Engineering Value of Embedding Scoring: Fine-tuned small models significantly reduce evaluation costs for SAEs with tens of thousands of latents.

Limitations & Future Work¶

Absolute Accuracy is Modest: Average human accuracy of 64% suggests many latents are only "moderately interpretable"; the method is a relative tool rather than an absolute certification.
Limited Embedding Resolution: AUC for distinguishing deciles via embeddings only reached 0.7, indicating a weak ability to capture "intensity semantics."
Dependence on Fine-tuning: Existing embedding models do not natively understand activation highlights, requiring non-negligible fine-tuning costs for new setups.
Lack of Perfect Scalar Evidence: No clear evidence of "perfect scalar features" was found in current experiments.
Evaluation was primarily on small-to-mid-sized models; robustness on larger models remains to be verified.

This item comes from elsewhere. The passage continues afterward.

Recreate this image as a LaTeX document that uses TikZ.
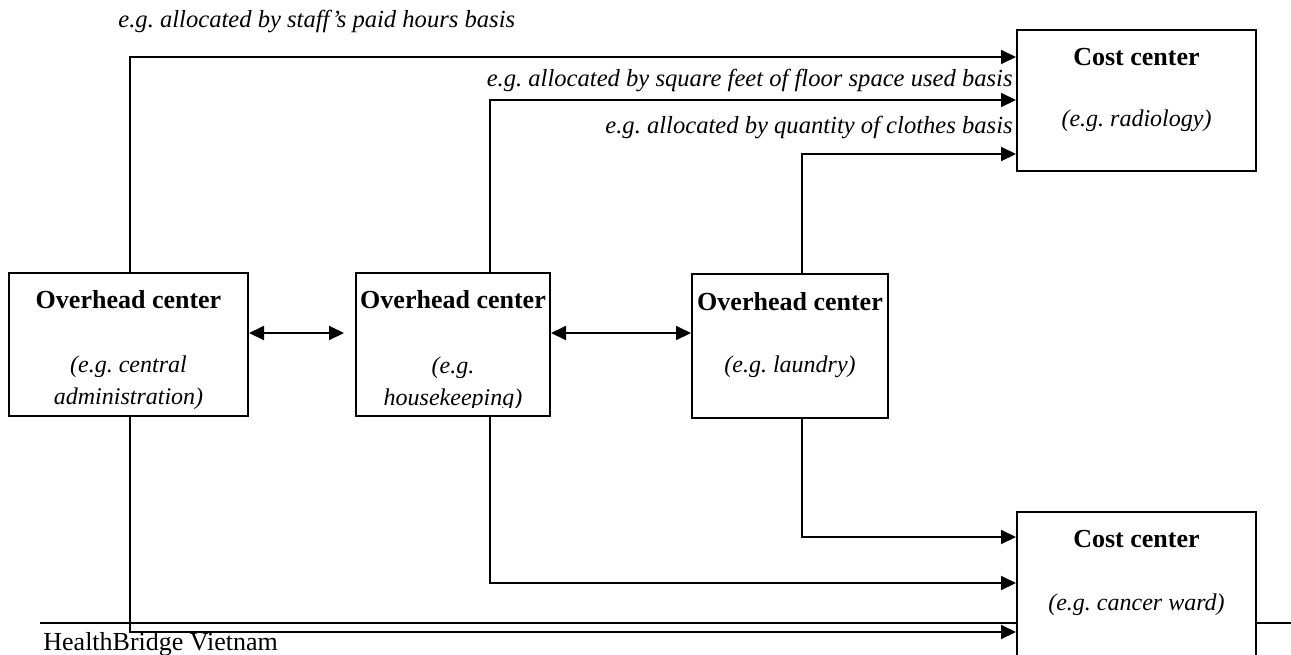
\documentclass[tikz,border=0pt]{standalone}
\usepackage{fontspec}
\setmainfont{Liberation Serif}
\usetikzlibrary{arrows.meta,fit}
\begin{document}
\frenchspacing
\begin{tikzpicture}[x=0.5pt,y=-0.5pt,
  box/.style={draw, line width=1pt, inner sep=0pt, fill=white},
  conn/.style={line width=1pt, -{Triangle[length=7.5pt,width=7pt]}},
  dconn/.style={line width=1pt, {Triangle[length=7.5pt,width=7pt]}-{Triangle[length=7.5pt,width=7pt]}},
  bt/.style={font=\fontsize{13}{15}\selectfont\bfseries, inner sep=0pt},
  it/.style={font=\fontsize{12}{14}\selectfont\itshape, inner sep=0pt},
  lt/.style={font=\fontsize{12.3}{14}\selectfont\itshape, inner sep=0pt},
  ft/.style={font=\fontsize{13}{15}\selectfont, inner sep=0pt},
  rule/.style={line width=1pt}]
\useasboundingbox (0,0) rectangle (1291,654);
% footer rule
\coordinate (r0) at (40,623);
\coordinate (r1) at (1291,623);
% boxes
\node[box, fit={(9,273) (248,416)}] (admin) {};
\node[box, fit={(356,273) (550,416)}] (hk) {};
\node[box, fit={(692,274) (888,418)}] (laun) {};
\node[box, fit={(1017,30) (1256,171)}] (costA) {};
\draw[rule] (r0) -- (r1);
\node[box, fit={(1017,512) (1256,700)}] (costB) {};
% box texts
\node[bt, anchor=base] (t1) at (128.5,308) {Overhead center};
\node[it, anchor=base] (t2) at (128.5,372) {(e.g. central};
\node[it, anchor=base] (t3) at (128.5,404) {administration)};
\node[bt, anchor=base] (t4) at (453,308) {Overhead center};
\node[it, anchor=base] (t5) at (453,373) {(e.g.};
\begin{scope}
\clip (360,380) rectangle (546,407);
\node[it, anchor=base] (t6) at (453,405) {housekeeping)};
\end{scope}
\node[bt, anchor=base] (t7) at (790,310) {Overhead center};
\node[it, anchor=base] (t8) at (790,372) {(e.g. laundry)};
\node[bt, anchor=base] (t9) at (1136.5,65) {Cost center};
\node[it, anchor=base] (t10) at (1136.5,126) {(e.g. radiology)};
\node[bt, anchor=base] (t11) at (1136.5,547) {Cost center};
\node[it, anchor=base] (t12) at (1136.5,610) {(e.g. cancer ward)};
% labels
\node[lt, anchor=base west] (l1) at (118,27) {e.g. allocated by staff’s paid hours basis};
\node[lt, anchor=base east] (l2) at (1013,86) {e.g. allocated by square feet of floor space used basis};
\node[lt, anchor=base east] (l3) at (1013,133) {e.g. allocated by quantity of clothes basis};
\node[ft, anchor=base west] (foot) at (43,650) {HealthBridge Vietnam};
% helper coordinates
\coordinate (xA) at (130,0);
\coordinate (xH) at (490,0);
\coordinate (xL) at (802,0);
\coordinate (y1) at (0,57);
\coordinate (y2) at (0,100);
\coordinate (y3) at (0,154);
\coordinate (y4) at (0,537);
\coordinate (y5) at (0,583);
\coordinate (y6) at (0,632);
\coordinate (ym) at (0,333);
% connectors
\draw[conn] (admin.north -| xA) |- (costA.west |- y1);
\draw[conn] (hk.north -| xH) |- (costA.west |- y2);
\draw[conn] (laun.north -| xL) |- (costA.west |- y3);
\draw[conn] (laun.south -| xL) |- (costB.west |- y4);
\draw[conn] (hk.south -| xH) |- (costB.west |- y5);
\draw[conn] (admin.south -| xA) |- (costB.west |- y6);
\draw[dconn, shorten >=5.5pt] (admin.east |- ym) -- (hk.west |- ym);
\draw[dconn] (hk.east |- ym) -- (laun.west |- ym);
\end{tikzpicture}
\end{document}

Intrusion Task Genealogy: Derived from word intrusion in topic models (Chang et al. 2009) and visual two-alternative forced choice (Borowski et al. 2020), this brings discriminative evaluation to SAE latents.
Contrast with Explanation-Centric Metrics: Contrasts with simulation scoring (Bills et al. 2023) and rubric scores (Templeton et al. 2024) by removing the intermediate explanation step.
Insights: Discriminative, non-explanatory paradigms could generalize to other interpretability scenarios (e.g., visual feature maps, neuron probes) and provide a low-coupling scoring primitive for standardized SAE benchmarks.

Rating¶

Novelty: ⭐⭐⭐⭐ Redefines interpretability and designs two non-explanatory evaluations; conceptually clear and addresses existing pain points.
Experimental Thoroughness: ⭐⭐⭐⭐ Validated across models/activations with human gold standards and cross-LLM consistency.
Writing Quality: ⭐⭐⭐⭐ Logic from motivation to conclusion is thorough and clear.
Value: ⭐⭐⭐⭐ Provides direct, standardized, and computationally efficient tools for the mechanistic interpretability community.